La "flat tax" que vous évoquez aurait la même assiette que la CSG
si j'ai bien compris.
Mais son taux serait-il de 15% ou bien serait-il le même que celui de la CSG (9, 1% Casa incluse) + 15% de celui-ci ?
Cette "flat tax" doit-elle, dans votre esprit, remplacer le seul I.R. ou bien l'IR et la CSG ?
Si c'est l'IR et la CSG à la fois, le taux de 15% est-il suffisant ?

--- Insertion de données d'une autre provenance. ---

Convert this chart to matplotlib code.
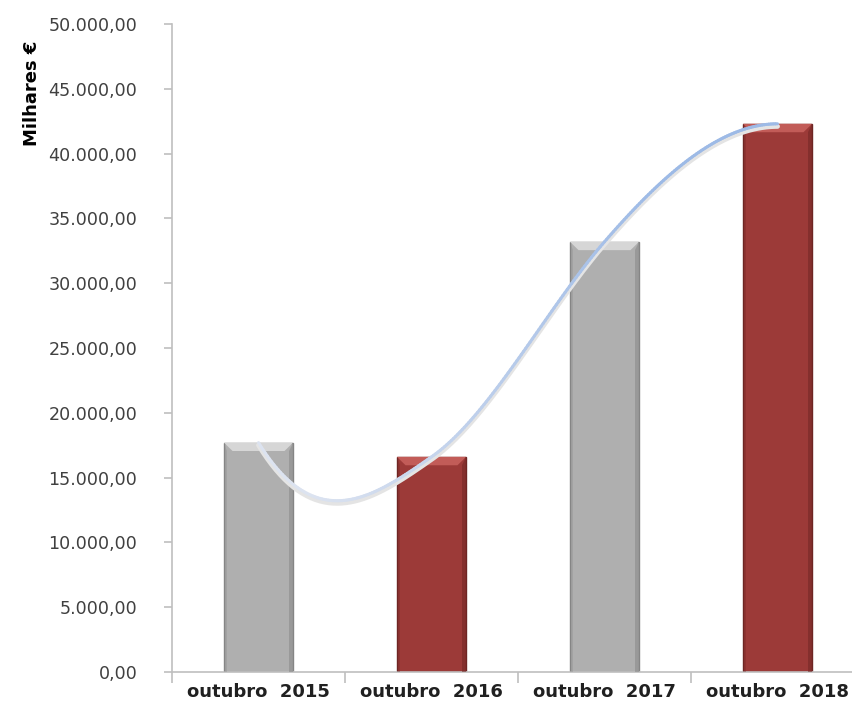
import matplotlib
matplotlib.use("Agg")
import matplotlib.pyplot as plt
import numpy as np
from matplotlib.patches import Polygon
from matplotlib.collections import LineCollection
from matplotlib.colors import to_rgb

categories = ['outubro  2015', 'outubro  2016', 'outubro  2017', 'outubro  2018']
values = [17700, 16600, 33200, 42300]
bar_colors = ['#AFAFAF', '#9C3A38', '#AFAFAF', '#9C3A38']
light_colors = ['#D6D6D6', '#C25C58', '#D6D6D6', '#C25C58']
dark_colors = ['#858585', '#6E2523', '#858585', '#6E2523']
y_ticks = np.arange(0, 50001, 5000)


def fmt(v):
    s = f"{v:,.2f}"
    return s.replace(',', 'X').replace('.', ',').replace('X', '.')


def smooth(xs, ys, n=80):
    # hermite spline through the bar tops, shaped like the hand-drawn trend curve
    xs = np.asarray(xs, float)
    ys = np.asarray(ys, float)
    k = len(ys)
    m = np.zeros(k)
    for i in range(1, k - 1):
        m[i] = 0.6 * (ys[i + 1] - ys[i - 1])
    m[0] = 3 * (ys[1] - ys[0]) - 2 * m[1]
    m[-1] = 0.0  # curve flattens out on the last bar
    px, py = [], []
    for i in range(k - 1):
        t = np.linspace(0, 1, n)
        h00 = 2 * t**3 - 3 * t**2 + 1
        h10 = t**3 - 2 * t**2 + t
        h01 = -2 * t**3 + 3 * t**2
        h11 = t**3 - t**2
        px.append(xs[i] + t * (xs[i + 1] - xs[i]))
        py.append(h00 * ys[i] + h10 * m[i] + h01 * ys[i + 1] + h11 * m[i + 1])
    return np.concatenate(px), np.concatenate(py)


fig = plt.figure(figsize=(8.52, 7.19), dpi=100)
ax = fig.add_axes([0.2019, 0.0654, 0.8122, 0.9012])

x = np.arange(len(categories))
w = 0.4
ax.bar(x, values, width=w, color=bar_colors, edgecolor=dark_colors, linewidth=1.0, zorder=2)

# bevel effect on the bars
bev_y = 650
bev_x = 0.05
for xi, v, lc, dc in zip(x, values, light_colors, dark_colors):
    l, r = xi - w / 2, xi + w / 2
    ax.add_patch(Polygon([[l, v], [r, v], [r - bev_x, v - bev_y], [l + bev_x, v - bev_y]],
                         closed=True, facecolor=lc, edgecolor='none', zorder=3))
    ax.add_patch(Polygon([[r, v], [r, 0], [r - 0.025, 0], [r - 0.025, v - bev_y]],
                         closed=True, facecolor=dc, edgecolor='none', alpha=0.5, zorder=3))
    ax.add_patch(Polygon([[l, v], [l, 0], [l + 0.02, 0], [l + 0.02, v - bev_y]],
                         closed=True, facecolor=dc, edgecolor='none', alpha=0.3, zorder=3))

# trend curve: pale at the left, bluer to the right
sx, sy = smooth(x, values)
pts = np.column_stack([sx, sy]).reshape(-1, 1, 2)
segs = np.concatenate([pts[:-1], pts[1:]], axis=1)
c0, c1 = np.array(to_rgb('#DCE3F0')), np.array(to_rgb('#9DBAE6'))
frac = np.clip((sx[:-1] - 0.3) / 2.0, 0, 1)[:, None]
cols = c0 * (1 - frac) + c1 * frac
ax.plot(sx, sy - 200, color='#E4E4E4', linewidth=3.5, zorder=4, solid_capstyle='round')
ax.add_collection(LineCollection(segs, colors=cols, linewidths=2.2, zorder=5, capstyle='round'))

ax.set_xlim(-0.5, 3.5)
ax.set_ylim(0, 50000)
ax.set_yticks(y_ticks)
ax.set_yticklabels([fmt(v) for v in y_ticks], fontsize=12.6, color='#404040', family='DejaVu Sans')
ax.set_xticks(np.arange(-0.5, 3.6, 1.0))
ax.set_xticklabels([])
ax.set_xticks(x, minor=True)
ax.set_xticklabels(categories, minor=True, fontsize=13, fontweight='bold', color='#202020')
ax.tick_params(axis='x', which='minor', length=0, pad=8)
ax.tick_params(axis='x', which='major', length=8, color='#BFBFBF', width=1.2, direction='out')
ax.tick_params(axis='y', length=6, color='#BFBFBF', width=1.2, direction='out', pad=19)

for s in ['top', 'right']:
    ax.spines[s].set_visible(False)
for s in ['left', 'bottom']:
    ax.spines[s].set_color('#BFBFBF')
    ax.spines[s].set_linewidth(1.2)

fig.text(0.037, 0.87, 'Milhares €', rotation=90, fontsize=13, fontweight='bold',
         ha='center', va='center', color='#000000')

fig.savefig('out.png', dpi=100)
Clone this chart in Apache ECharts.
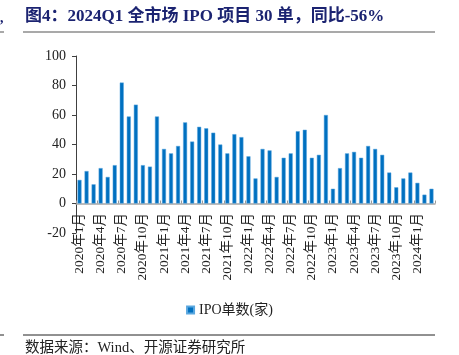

Par avance, merci pour votre réponse.
Avec tous mes encouragements pour le travail que vous menez,
Jean Py
les niches fiscales
I y a d'abord un problème sémantique. La niche fiscale donne l'impression que c'est le contribuable qui se sert lui-même en s'octroyant une déduction. Dans la niche, on se cache. Alors que si on disait "incitation fiscale créée par le gouvernement" on comprendrait que celui qui râle contre la niche râle contre lui-même puisque c'est Bercy qui l'a décidée. Le deuxième point très dangereux est la fusion IRPP et CSG. Si on fait ça, à chaque campagne électorale on promettra d'exonérer des bas salaires et on perdra l'intérêt de la CSG qui est d'être universelle. Cette fusion est un piège.
Très cordialement
Confucius disait :"Quand les mots perdent leur signification, les hommes perdent leur liberté". Le terme niche fiscale est une invention sémantique comme vous le dites qui détourne la compréhension, s'il existe un moyen de payer moins d'impôts c'est que celui-ci est prévu dans le Code général des impôts C'e qu'il est exact de dire c'est donc "incitation fiscale créée par le gouvernement" le législateur emploie lui le terme de "dépense fiscale"
Qui sont donc ces 9% des plus riches ?
D'après la Direction générale des finances publiques (DGFiP) et sa livraison du rapport des revenus 2016 (dernier en date !) ces 9% seraient des foyers fiscaux dont le revenu annuel fiscal par part serait supérieur à 47.030 euros.